There’s nothing like a good Occupy rally to clear the liberal head. Where else to catch young ideologues and old peaceniks protesting, mingling and venting on such a scale and in such a way?
Depending on the focus and degree of preparation, for the whippersnappers an Occupy assembly is a political rave with your cool grandma and for the bandana crowd it’s a back-to-the-future flashback to halcyon days.
Either way it’s a 99% camp meeting organized with enough cyber skill to make a tea party coordinator’s head explode.
And the camp meeting analogy is for real. In their book published last year, Occupy Religion: Theology of the Multitude, Joerg Rieger (Perkins School of Theology) and Kwok Pui-Lan (Episcopal Divinity School) suggest that there is an underlying theology to the movement – one that sounds a lot like that of the liberator Jesus.
At the core of this praxis-style liberation theology is empire versus the many – a variation on the 99/1 quotient that created and still drives the movement.
Case in point, Rieger and Kwok lift up the Muslim and Christian influence on Occupy; the former with its Arab Spring insistence on debate in the public square; the latter with Quaker-style egalitarianism as Occupy’s means of governance.
The authors locate strains of Zen (non-materialism) and Judaism (prophetic witness) in Occupy’s theology of an oppressed underclass exiled from dignity and opportunity.
But for the Christian authors the hero at the center of Occupy’s theological narrative is Jesus, champion of the disenfranchised and disturber of state, status and soul.
He is Tom Joad’s Jesus, present to exploited workers eveywhere. He’s King’s Jesus, inclusive in vision and nonviolent in practice. He’s Marx’s Jesus, come to confront capitalistic excess.
And as if Rieger and Kwok’s Jesus weren’t threatening enough, there is the God behind; for to recast Jesus as liberator is to rethink the source of his liberating power and authority.
And it’s here that Occupy, intentionally or un becomes a vehicle for a God that inherently and forever sides with the downtrodden. Because while in no way overtly linked to any religious tradition, the movement nonetheless prods the reflective religionist to wonder what kind of deity sides with empire and against the people.

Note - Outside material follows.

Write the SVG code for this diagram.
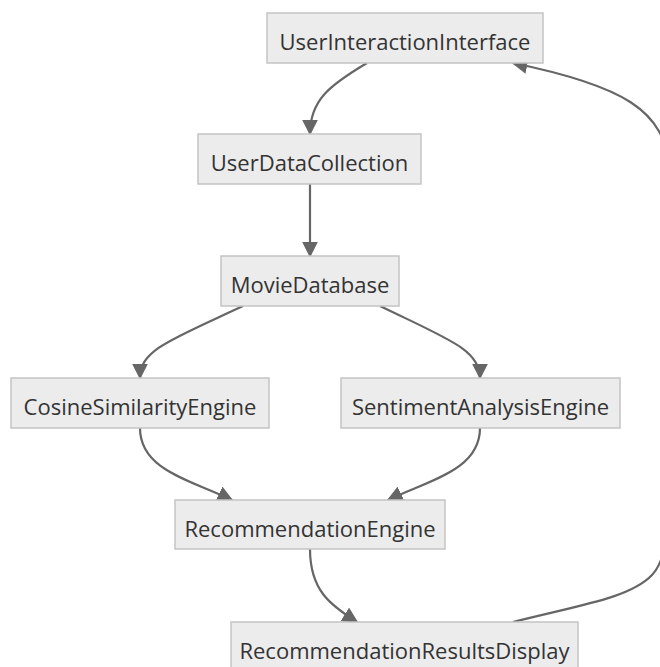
<svg xmlns="http://www.w3.org/2000/svg" width="660" height="667" viewBox="0 0 660 667">
<defs>
<style>
.node rect{fill:#ececec;stroke:#c4c4c4;stroke-width:1.5}
.node text{font-family:"Open Sans","Noto Sans","DejaVu Sans",sans-serif;font-size:22px;fill:#333;text-anchor:middle}
.edge{fill:none;stroke:#666;stroke-width:2.2}
</style>
<marker id="arr" viewBox="0 0 10 10" refX="9" refY="5" markerUnits="userSpaceOnUse" markerWidth="16" markerHeight="16" orient="auto">
<path d="M0,0 L10,5 L0,10 z" fill="#666"/>
</marker>
</defs>
<rect width="660" height="667" fill="#fff"/>
<g id="connectors">
<path class="edge" marker-end="url(#arr)" d="M367,63 C330,85 310,100 310,134"/>
<path class="edge" marker-end="url(#arr)" d="M310,184 L310,256"/>
<path class="edge" marker-end="url(#arr)" d="M243,306 C170,340 140,350 140,378"/>
<path class="edge" marker-end="url(#arr)" d="M380,306 C450,340 480,350 480,378"/>
<path class="edge" marker-end="url(#arr)" d="M140,428 C140,470 190,480 232,500"/>
<path class="edge" marker-end="url(#arr)" d="M480,428 C480,470 430,480 388,500"/>
<path class="edge" marker-end="url(#arr)" d="M310,549 C310,590 330,605 357,622"/>
<path class="edge" marker-end="url(#arr)" d="M513,622 C580,605 630,598 652,575 C664,562 668,540 668,500 L668,170 C668,110 620,85 513,63"/>
</g>
<g id="UserInteractionInterface" class="node"><rect x="267" y="13" width="276" height="50"/><text x="405" y="49.5">UserInteractionInterface</text></g>
<g id="UserDataCollection" class="node"><rect x="198" y="134" width="223" height="50"/><text x="309.5" y="170.5">UserDataCollection</text></g>
<g id="MovieDatabase" class="node"><rect x="221" y="256" width="178" height="50"/><text x="310" y="292.5">MovieDatabase</text></g>
<g id="CosineSimilarityEngine" class="node"><rect x="11" y="378" width="258" height="50"/><text x="140" y="414.5">CosineSimilarityEngine</text></g>
<g id="SentimentAnalysisEngine" class="node"><rect x="341" y="378" width="279" height="50"/><text x="480.5" y="414.5">SentimentAnalysisEngine</text></g>
<g id="RecommendationEngine" class="node"><rect x="175" y="500" width="270" height="49"/><text x="310" y="536.5">RecommendationEngine</text></g>
<g id="RecommendationResultsDisplay" class="node"><rect x="231" y="622" width="347" height="50"/><text x="404.5" y="658.5">RecommendationResultsDisplay</text></g>
</svg>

Rieger and Kwok make two further and critical points. One, that Occupy has done religion a great service by bringing together faith communities with secular progressive service providers/lobbyists and faith traditions with one another. As a result there is increased progressive cooperation and solidarity – a byproduct of Occupy’s mission to unite likeminded causes under its broad umbrella.
Two, Occupy with its vision of a healed and healing world pushes religious communities to consider how they do and don’t align with Jesus and his God of liberation. Such a dangerous standard would surely rock most religious traditions and the way they conceive their place in the world.
Occupy’s critics have made a sport of relegating it to a political footnote. And in the wake of constant campout evictions and more subtle attempts to stifle the movement, it might have become just that.
But not only has Occupy survived and evolved; it has had a mostly accidental but nonetheless considerable impact on liberal religion, the progressive sleeping giant of the times.